Dataset excerpt:
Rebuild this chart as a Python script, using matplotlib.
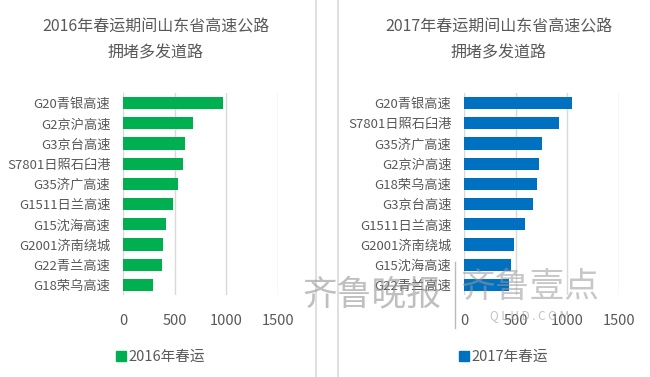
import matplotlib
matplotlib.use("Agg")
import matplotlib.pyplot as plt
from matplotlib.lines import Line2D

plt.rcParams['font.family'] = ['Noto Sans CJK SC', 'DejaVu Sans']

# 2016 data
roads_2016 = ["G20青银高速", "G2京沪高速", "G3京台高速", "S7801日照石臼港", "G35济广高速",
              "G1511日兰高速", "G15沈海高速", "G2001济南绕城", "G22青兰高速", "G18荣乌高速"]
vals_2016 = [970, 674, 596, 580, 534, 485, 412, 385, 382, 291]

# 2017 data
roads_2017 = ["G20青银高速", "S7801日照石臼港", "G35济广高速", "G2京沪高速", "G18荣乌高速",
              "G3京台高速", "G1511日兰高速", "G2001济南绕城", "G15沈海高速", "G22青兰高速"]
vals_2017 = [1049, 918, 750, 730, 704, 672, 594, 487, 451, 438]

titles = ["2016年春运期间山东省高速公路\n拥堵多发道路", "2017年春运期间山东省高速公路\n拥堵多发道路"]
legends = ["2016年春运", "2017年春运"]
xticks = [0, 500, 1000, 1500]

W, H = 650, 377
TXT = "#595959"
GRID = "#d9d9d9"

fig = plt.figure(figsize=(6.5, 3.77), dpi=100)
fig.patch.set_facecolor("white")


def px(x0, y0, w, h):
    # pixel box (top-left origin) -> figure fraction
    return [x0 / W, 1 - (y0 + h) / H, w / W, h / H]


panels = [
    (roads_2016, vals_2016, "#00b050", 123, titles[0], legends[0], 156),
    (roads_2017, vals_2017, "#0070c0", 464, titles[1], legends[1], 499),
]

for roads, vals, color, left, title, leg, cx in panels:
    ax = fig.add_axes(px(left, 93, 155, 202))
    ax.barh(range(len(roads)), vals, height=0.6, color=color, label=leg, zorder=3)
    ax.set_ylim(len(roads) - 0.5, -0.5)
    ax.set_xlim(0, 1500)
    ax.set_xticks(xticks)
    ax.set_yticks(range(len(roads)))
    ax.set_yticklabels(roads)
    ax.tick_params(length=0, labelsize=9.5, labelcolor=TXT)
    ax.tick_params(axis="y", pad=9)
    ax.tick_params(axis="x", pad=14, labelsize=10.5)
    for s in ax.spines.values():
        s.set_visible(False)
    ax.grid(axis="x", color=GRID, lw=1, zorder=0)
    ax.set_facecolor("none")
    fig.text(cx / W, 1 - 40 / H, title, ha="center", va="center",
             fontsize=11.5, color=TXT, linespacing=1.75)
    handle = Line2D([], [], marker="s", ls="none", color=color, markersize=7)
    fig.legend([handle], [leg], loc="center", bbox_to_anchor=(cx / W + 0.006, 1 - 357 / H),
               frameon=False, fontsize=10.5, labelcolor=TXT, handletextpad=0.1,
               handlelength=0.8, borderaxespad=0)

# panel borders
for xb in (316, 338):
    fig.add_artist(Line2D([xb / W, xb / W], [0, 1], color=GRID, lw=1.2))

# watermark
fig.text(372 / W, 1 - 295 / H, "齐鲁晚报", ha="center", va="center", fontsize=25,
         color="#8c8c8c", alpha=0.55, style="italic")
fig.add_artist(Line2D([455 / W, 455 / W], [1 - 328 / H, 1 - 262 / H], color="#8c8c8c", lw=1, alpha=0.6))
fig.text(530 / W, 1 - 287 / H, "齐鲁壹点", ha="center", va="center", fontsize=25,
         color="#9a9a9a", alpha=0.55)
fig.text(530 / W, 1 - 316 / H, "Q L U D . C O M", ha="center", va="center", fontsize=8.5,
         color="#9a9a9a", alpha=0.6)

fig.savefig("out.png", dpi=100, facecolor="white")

Task statement: Leave out the pictures and copy the rest of the material above exactly.

Full answer:
Rebuild this chart as a Python script, using matplotlib.
import matplotlib
matplotlib.use("Agg")
import matplotlib.pyplot as plt
from matplotlib.lines import Line2D

plt.rcParams['font.family'] = ['Noto Sans CJK SC', 'DejaVu Sans']

# 2016 data
roads_2016 = ["G20青银高速", "G2京沪高速", "G3京台高速", "S7801日照石臼港", "G35济广高速",
              "G1511日兰高速", "G15沈海高速", "G2001济南绕城", "G22青兰高速", "G18荣乌高速"]
vals_2016 = [970, 674, 596, 580, 534, 485, 412, 385, 382, 291]

# 2017 data
roads_2017 = ["G20青银高速", "S7801日照石臼港", "G35济广高速", "G2京沪高速", "G18荣乌高速",
              "G3京台高速", "G1511日兰高速", "G2001济南绕城", "G15沈海高速", "G22青兰高速"]
vals_2017 = [1049, 918, 750, 730, 704, 672, 594, 487, 451, 438]

titles = ["2016年春运期间山东省高速公路\n拥堵多发道路", "2017年春运期间山东省高速公路\n拥堵多发道路"]
legends = ["2016年春运", "2017年春运"]
xticks = [0, 500, 1000, 1500]

W, H = 650, 377
TXT = "#595959"
GRID = "#d9d9d9"

fig = plt.figure(figsize=(6.5, 3.77), dpi=100)
fig.patch.set_facecolor("white")


def px(x0, y0, w, h):
    # pixel box (top-left origin) -> figure fraction
    return [x0 / W, 1 - (y0 + h) / H, w / W, h / H]


panels = [
    (roads_2016, vals_2016, "#00b050", 123, titles[0], legends[0], 156),
    (roads_2017, vals_2017, "#0070c0", 464, titles[1], legends[1], 499),
]

for roads, vals, color, left, title, leg, cx in panels:
    ax = fig.add_axes(px(left, 93, 155, 202))
    ax.barh(range(len(roads)), vals, height=0.6, color=color, label=leg, zorder=3)
    ax.set_ylim(len(roads) - 0.5, -0.5)
    ax.set_xlim(0, 1500)
    ax.set_xticks(xticks)
    ax.set_yticks(range(len(roads)))
    ax.set_yticklabels(roads)
    ax.tick_params(length=0, labelsize=9.5, labelcolor=TXT)
    ax.tick_params(axis="y", pad=9)
    ax.tick_params(axis="x", pad=14, labelsize=10.5)
    for s in ax.spines.values():
        s.set_visible(False)
    ax.grid(axis="x", color=GRID, lw=1, zorder=0)
    ax.set_facecolor("none")
    fig.text(cx / W, 1 - 40 / H, title, ha="center", va="center",
             fontsize=11.5, color=TXT, linespacing=1.75)
    handle = Line2D([], [], marker="s", ls="none", color=color, markersize=7)
    fig.legend([handle], [leg], loc="center", bbox_to_anchor=(cx / W + 0.006, 1 - 357 / H),
               frameon=False, fontsize=10.5, labelcolor=TXT, handletextpad=0.1,
               handlelength=0.8, borderaxespad=0)

# panel borders
for xb in (316, 338):
    fig.add_artist(Line2D([xb / W, xb / W], [0, 1], color=GRID, lw=1.2))

# watermark
fig.text(372 / W, 1 - 295 / H, "齐鲁晚报", ha="center", va="center", fontsize=25,
         color="#8c8c8c", alpha=0.55, style="italic")
fig.add_artist(Line2D([455 / W, 455 / W], [1 - 328 / H, 1 - 262 / H], color="#8c8c8c", lw=1, alpha=0.6))
fig.text(530 / W, 1 - 287 / H, "齐鲁壹点", ha="center", va="center", fontsize=25,
         color="#9a9a9a", alpha=0.55)
fig.text(530 / W, 1 - 316 / H, "Q L U D . C O M", ha="center", va="center", fontsize=8.5,
         color="#9a9a9a", alpha=0.6)

fig.savefig("out.png", dpi=100, facecolor="white")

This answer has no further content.